The Bolivian Minister Rodolfo Oillanes
The Bolivian Minister Rodolfo Oillanes

Deputy Interior Minister Rodolfo Illanes, 56, was killed on Thursday after being taken hostage by workers who had blocked a major highway in Panduro, around 160 km (100 miles) from capital city La Paz. Officials said he died of blows to the head.

The workers were demanding more mining concessions with less stringent environmental rules.

“Our natural resources belong to the people, which is why I call brother Illanes a hero in the defense of our natural resources,” Morales told local media, calling for a three-day period of mourning.

Illanes had traveled to Panduro to negotiate with the miners. His body was found in the early morning by the side of the highway that connects La Paz with the city of Oruro, wrapped in a blanket, said Edwin Blanco, the prosecutor in charge of the investigation.

“The cause of death was basically bleeding in the brain. Ribs were also broken,” Blanco told reporters.

Morales said the protests and Illanes’ death looked to be part of a “political conspiracy rather than a legitimate social claim” made by the miners.

Morales, an ex-coca grower, nationalized Bolivia’s resources sector after taking power in 2006, initially winning plaudits for plowing the profits into welfare programs.

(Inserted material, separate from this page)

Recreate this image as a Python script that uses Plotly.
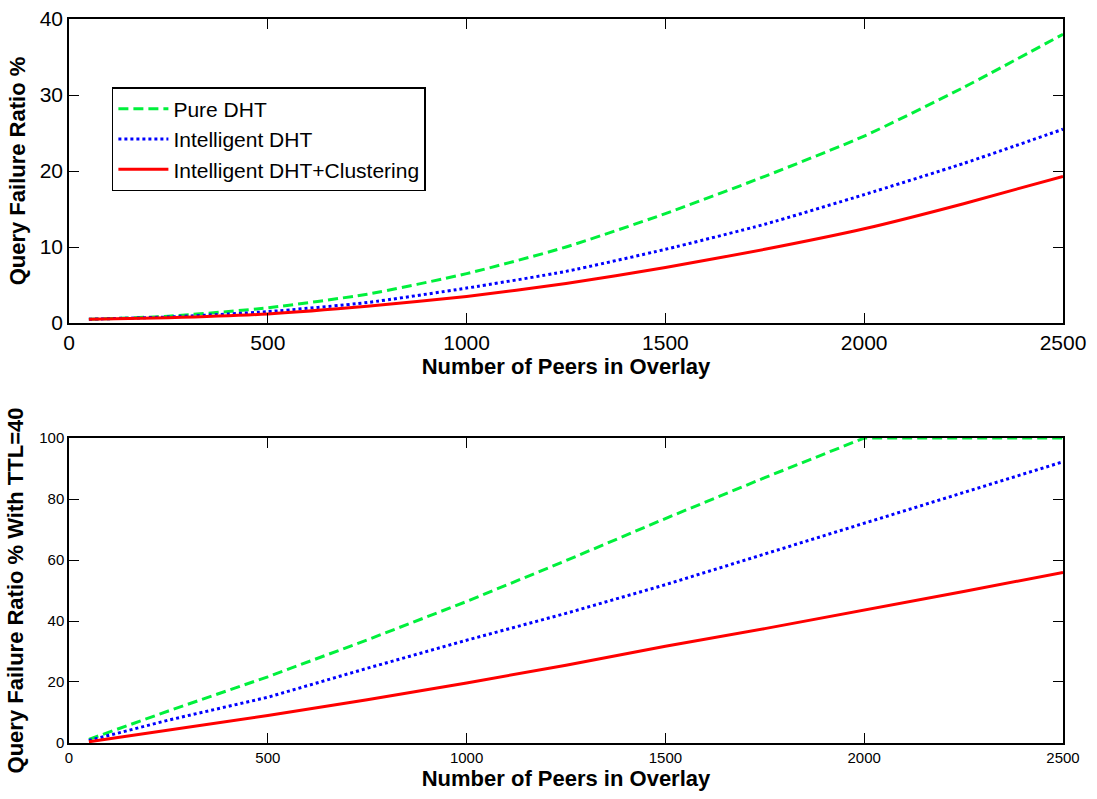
import plotly.graph_objects as go
from plotly.subplots import make_subplots

peers = [50, 250, 500, 750, 1000, 1250, 1500, 1750, 2000, 2250, 2500]

# Top panel: Query Failure Ratio %
pure_top = [0.5, 0.9, 2.0, 3.8, 6.5, 10.0, 14.4, 19.3, 24.6, 31.0, 38.0]
intel_top = [0.5, 0.8, 1.5, 2.7, 4.6, 6.8, 9.7, 13.0, 16.9, 21.0, 25.5]
clust_top = [0.5, 0.7, 1.2, 2.2, 3.5, 5.2, 7.3, 9.7, 12.4, 15.7, 19.3]

# Bottom panel: Query Failure Ratio % with TTL=40
pure_bot = [1.2, 10.5, 21.7, 33.8, 46.4, 59.8, 73.6, 87.0, 100.0, 100.0, 100.0]
intel_bot = [0.8, 7.5, 15.0, 24.5, 33.7, 42.5, 51.9, 62.0, 72.0, 82.0, 92.2]
clust_bot = [0.4, 4.2, 9.0, 14.2, 19.7, 25.5, 31.7, 37.5, 43.5, 49.7, 55.9]

names = ["Pure DHT", "Intelligent DHT", "Intelligent DHT+Clustering"]
colors = ["#00f03c", "#0000ff", "#ff0000"]
dashes = ["10px,5px", "3px,3px", "solid"]

FONT = "Liberation Sans, Arial, sans-serif"

fig = make_subplots(rows=2, cols=1)

for i, ys in enumerate([pure_top, intel_top, clust_top]):
    fig.add_trace(go.Scatter(x=peers, y=ys, mode="lines", name=names[i],
                             line=dict(color=colors[i], width=3, dash=dashes[i],
                                       shape="spline", smoothing=0.6),
                             showlegend=True), row=1, col=1)
for i, ys in enumerate([pure_bot, intel_bot, clust_bot]):
    fig.add_trace(go.Scatter(x=peers, y=ys, mode="lines", name=names[i],
                             line=dict(color=colors[i], width=3, dash=dashes[i]),
                             showlegend=False), row=2, col=1)

axis_common = dict(showline=True, linecolor="black", linewidth=1.5, mirror="ticks",
                   ticks="inside", tickcolor="black", showgrid=False, zeroline=False,
                   automargin=False)

fig.update_xaxes(**axis_common)
fig.update_yaxes(**axis_common)

TITLE_FONT = dict(family=FONT, size=22, color="black")

fig.update_layout(
    xaxis=dict(domain=[0.0629, 0.969], range=[0, 2500], tickvals=[0, 500, 1000, 1500, 2000, 2500],
               ticklen=10, tickfont=dict(family=FONT, size=21, color="black"),
               title=dict(text="<b>Number of Peers in Overlay</b>", standoff=2, font=TITLE_FONT)),
    yaxis=dict(domain=[0.5957, 0.9762], range=[0, 40], tickvals=[0, 10, 20, 30, 40],
               ticklen=10, tickfont=dict(family=FONT, size=21, color="black"),
               title=dict(text="<b>Query Failure Ratio %</b>", standoff=8, font=TITLE_FONT)),
    xaxis2=dict(domain=[0.0629, 0.969], range=[0, 2500], tickvals=[0, 500, 1000, 1500, 2000, 2500],
                ticklen=10, tickfont=dict(family=FONT, size=15, color="black"),
                title=dict(text="<b>Number of Peers in Overlay</b>", standoff=2, font=TITLE_FONT)),
    yaxis2=dict(domain=[0.0701, 0.4518], range=[0, 100], tickvals=[0, 20, 40, 60, 80, 100],
                ticklen=10, tickfont=dict(family=FONT, size=15, color="black"),
                title=dict(text="<b>Query Failure Ratio % With TTL=40</b>", standoff=10, font=TITLE_FONT)),
    legend=dict(x=0.102, y=0.891, xanchor="left", yanchor="top",
                bgcolor="white", bordercolor="black", borderwidth=1.5,
                font=dict(family=FONT, size=21, color="black"),
                tracegroupgap=0, itemwidth=50),
    plot_bgcolor="white", paper_bgcolor="white",
    width=1097, height=799,
    margin=dict(l=0, r=0, t=0, b=0),
)

post = (
    "document.documentElement.style.overflow='hidden';"
    "document.body.style.margin='0';"
    "document.body.style.overflow='hidden';"
)

fig.write_html("out.html", config={"displayModeBar": False}, post_script=post)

But his government has been dogged by accusations of cronyism and authoritarianism in recent years. Some labor unions have soured on him as falling commodity prices have crimped spending.

The Panduro protest turned violent this week after a highway was blockaded. Two workers were killed on Wednesday after police fired shots. The government said 17 police officers had been wounded.

Bolivia’s Panduro area has zinc, gold and silver mines. Most of the country’s miners, including those involved in the protests, work in cooperatives. Unlike neighboring Peru and Chile, there are few foreign-owned mining companies.